- Born: 1 September 1966 (age 59)^{[citation needed]} Dorset, England
- Occupation: Model
- Father: Alexander Chancellor
- Relatives: Anna Chancellor (cousin) Edward Chancellor (cousin) Stella Tennant (second cousin)
- Modelling information
- Height: 1.80 m (5 ft 11 in)
- Hair colour: Blonde
- Eye colour: Blue
- Agency: The Model CoOp (New York) Premium Models (Paris) Models 1 (London) Mega Model Agency (Hamburg)

= Cecilia Chancellor =

British model

Cecilia Mary Chancellor (born 1 September 1966) is a British model who has worked consistently since the 1980s and has been referred to as the living embodiment of the "London Girl" by British Vogue creative director Robin Derrick in his book Vogue Model.

==Background==
Chancellor is a direct descendant of Murray Finch-Hatton the 12th Earl of Winchilsea, the daughter of journalist Alexander Chancellor and the cousin of actress Anna Chancellor. She was also second cousin of model Stella Tennant.

== Career ==
While still a pupil at St Paul's Girls' School in Hammersmith, Cecilia Chancellor agreed to help her friend Camilla Nickerson, who would later become an influential fashion stylist, by modelling on a test shoot with photographer Perry Ogden. The resulting £75 seemed like easy money to Cecilia and she moved into professional modelling, with her career being launched through the agency Models 1. It was Steven Meisel's decision to photograph her for Italian Vogue that helped propel her to international success.

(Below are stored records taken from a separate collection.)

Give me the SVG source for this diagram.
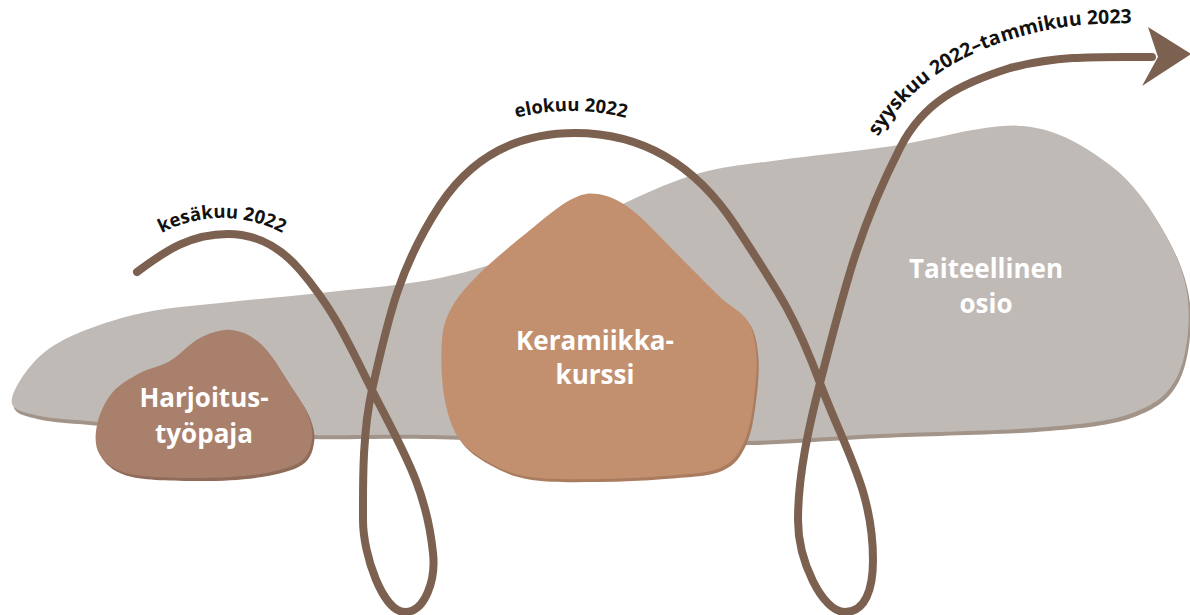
<svg xmlns="http://www.w3.org/2000/svg" width="1190" height="615" viewBox="0 0 1190 615">
<style>
.node-text{font-family:"Open Sans","Liberation Sans",sans-serif;font-weight:700;font-size:26px;fill:#ffffff;text-anchor:middle}
.lbl{font-family:"Open Sans","Liberation Sans",sans-serif;font-weight:700;font-size:18.5px;fill:#111111}
.conn{fill:none;stroke:#7d6150;stroke-width:8;stroke-linecap:round;stroke-linejoin:round}
</style>
<defs>
<path id="grayShape" d="M12,398 C14.5,386.8 29.8,361.8 50,348 S103,322.7 133,315 S197.2,305.8 230,302 S295,296 330,292 S406.7,285 440,278 S498.8,262.7 530,250 S598.7,214.8 627,202 S674.5,180 700,173 S747.8,164.5 780,160 S852.5,151.7 893,146 S986.8,122.8 1023,126 S1086.7,147.7 1110,165 S1150,207.5 1163,230 S1185.5,275.8 1188,300 S1186.8,356.3 1178,375 S1156.8,403.3 1135,412 S1089.5,423.3 1047,427 S929.5,431.7 880,434 S796.7,439.8 750,441 S653.3,442 600,441 S478.3,436 430,435 S348.3,435.8 310,435 S235,432.2 200,430 S127.5,424.5 100,422 S49.7,418.7 35,415 S9.5,409.2 12,398 Z"/>
<path id="blob1Shape" d="M232,330 C242.3,331.2 252.3,335.8 262,345 S282.3,373.3 290,385 S304.3,405.8 308,415 S313.3,432.2 312,440 S308.7,456.3 300,462 S276.7,471.3 260,474 S221.7,478 200,478 S146.7,477.8 130,474 S105.5,463.2 100,455 S95,435.3 97,425 S104.8,401.7 112,393 S130.3,378.3 140,373 S160,366.8 170,361 S189.7,343.2 200,338 S221.7,328.8 232,330 Z"/>
<path id="blob2Shape" d="M598,194 C608.3,195.7 618.3,199.5 632,210 S665.3,242.5 680,257 S708.8,286.5 720,297 S741,311.2 747,320 S754.7,338.3 756,350 S756.8,375 755,390 S750.8,427 745,440 S733.7,462 720,468 S683.5,474.2 663,476 S619.2,478.8 597,479 S548.2,479.8 530,477 S500,468.7 488,462 S465.3,448.2 458,437 S446.7,411.2 444,395 S440.7,354.7 442,340 S445.7,318.2 452,307 S467,285.8 480,273 S515,242.2 530,230 S558.7,206 570,200 S587.7,192.3 598,194 Z"/>
<path id="arcKesa" d="M140,247.4 A129,129 0 0 1 304,247.4"/>
<path id="arcElo" d="M480,130.4 A223,223 0 0 1 662,130.4"/>
<path id="arcSyys" d="M872,147 C895,105 935,65 1000,43 S1100,24 1150,23"/>
</defs>

<g id="node-taiteellinen-osio">
<use href="#grayShape" transform="translate(2,4)" fill="#a39489"/>
<use href="#grayShape" fill="#bfbab6"/>
<text class="node-text" x="986" y="278">Taiteellinen</text>
<text class="node-text" x="986" y="313">osio</text>
</g>

<g id="node-harjoitustyopaja">
<use href="#blob1Shape" transform="translate(2,3)" fill="#8f6b59"/>
<use href="#blob1Shape" fill="#a9806b"/>
<text class="node-text" x="204" y="407">Harjoitus-</text>
<text class="node-text" x="204" y="443">työpaja</text>
</g>

<g id="node-keramiikkakurssi">
<use href="#blob2Shape" transform="translate(2,3)" fill="#a97c5f"/>
<use href="#blob2Shape" fill="#c3906f"/>
<text class="node-text" x="595" y="350">Keramiikka-</text>
<text class="node-text" x="595" y="384">kurssi</text>
</g>

<g id="connectors">
<path class="conn" d="M137,272 C166.6,249.8 191,234 228,234 C258,234 280.5,247.2 300,270 C334.5,310.3 348.2,342.8 372,390 C401.7,448.7 426.4,487.3 433,553 C436,580 425,612 405,612 C383,612 363,555 363,520 C363,485 362.1,433.9 372,390 C388.5,317 399,267.6 440,205 C472,156.6 517,133 575,133 C645,133 696.5,166.5 735,225 C781.8,296 796.2,319.1 820,383 C844.5,449 873,490 873,560 C873,590 865,612 845,612 C822,612 798,560 798,520 C798,475 808.8,426.7 820,383 C844,291 857,232.5 900,148 C923.4,101.7 960.6,83.6 1010,68 C1061,55 1100,57 1152,57"/>
<polygon points="1148,27 1191,54 1142,86 1158,57" fill="#7d6150"/>
<text class="lbl"><textPath href="#arcKesa" startOffset="50%" text-anchor="middle">kesäkuu 2022</textPath></text>
<text class="lbl"><textPath href="#arcElo" startOffset="50%" text-anchor="middle">elokuu 2022</textPath></text>
<text class="lbl" style="font-size:19.5px"><textPath href="#arcSyys" startOffset="12">syyskuu 2022–tammikuu 2023</textPath></text>
</g>
</svg>
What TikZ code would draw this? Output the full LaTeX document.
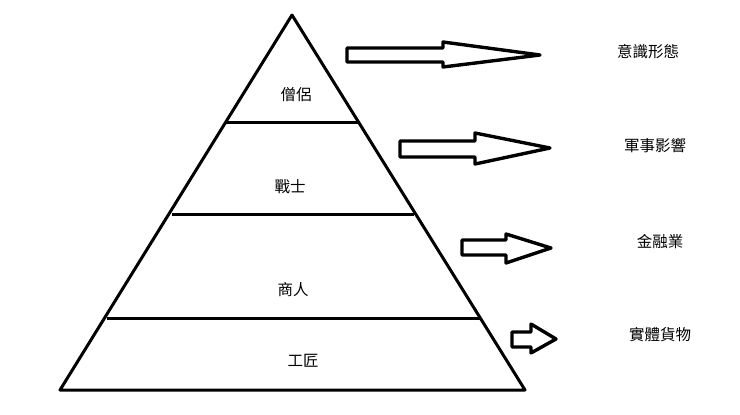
\documentclass[tikz,border=0pt]{standalone}
\usepackage{fontspec}
\newfontfamily\cjk{Noto Sans CJK TC}
\begin{document}
\begin{tikzpicture}[x=1pt,y=-1pt,
  lbl/.style={font=\cjk\fontsize{15.5}{17}\selectfont,inner sep=0pt},
  edge/.style={line width=3pt,line join=round},
  blk/.style={line width=3.4pt,line join=round,fill=white}]
\useasboundingbox (0,0) rectangle (740,415);
\coordinate (A) at (292,15);
\coordinate (L) at (60,390);
\coordinate (R) at (525,390);
\draw[edge] (A) -- (L) -- (R) -- cycle;
\coordinate (l1) at (226,122); \coordinate (r1) at (358,122);
\coordinate (l2) at (172,214); \coordinate (r2) at (414,214);
\coordinate (l3) at (107,318); \coordinate (r3) at (480,318);
\draw[edge] (l1) -- (r1);
\draw[edge] (l2) -- (r2);
\draw[edge] (l3) -- (r3);
\node[lbl] (t1) at (296,95) {僧侶};
\node[lbl] (t2) at (290,187) {戰士};
\node[lbl] (t3) at (293,290) {商人};
\node[lbl] (t4) at (303,361) {工匠};
% block arrows
\draw[blk] (347,48) -- (443,48) -- (443,42) -- (540,55) -- (443,67) -- (443,62) -- (347,62) -- cycle;
\draw[blk] (400,141) -- (475,141) -- (475,133) -- (550,148) -- (475,164) -- (475,157) -- (400,157) -- cycle;
\draw[blk] (462,240) -- (506,240) -- (506,234) -- (551,248) -- (506,263) -- (506,255) -- (462,255) -- cycle;
\draw[blk] (512,332) -- (531,332) -- (531,324) -- (556,339) -- (531,353) -- (531,347) -- (512,347) -- cycle;
\node[lbl] (s1) at (648,52) {意識形態};
\node[lbl] (s2) at (655,146) {軍事影響};
\node[lbl] (s3) at (660,242) {金融業};
\node[lbl] (s4) at (660,335) {實體貨物};
\end{tikzpicture}
\end{document}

Since then, she has walked catwalks for designers from John Galliano to Prada and Comme des Garçons to Givenchy, as well as working with fashion photographers such as Mario Testino (with whom she travelled around South America for a year shooting), Irving Penn, David Sims, Patrick Demarchelier, David Bailey, Corinne Day and Paolo Roversi.

In the 1990s, she worked extensively with Helmut Lang and became synonymous with designer Marc Jacobs' 1992 grunge-influenced collection for Perry Ellis. She went on to model for Jacobs' own label, where he named a quilted leather handbag after her.

She has appeared in numerous campaigns, from Banana Republic and Barneys to Ralph Lauren and Kenzo. She has a son named Lucas, who has been photographed alongside her in campaigns for Marc Jacobs, The Gap and on the cover of British Vogue.

Nearly thirty years after starting her career as model she continues to regularly feature in the public eye, with The Sunday Times Style Magazine recently referring to her as one of the Great British Beauties. She modelled for Hermès' Autumn/Winter 2012 catwalk show and in its Le Monde d'Hermès publication. Other recent modelling credits include French Elle, American Vogue and French Vogue.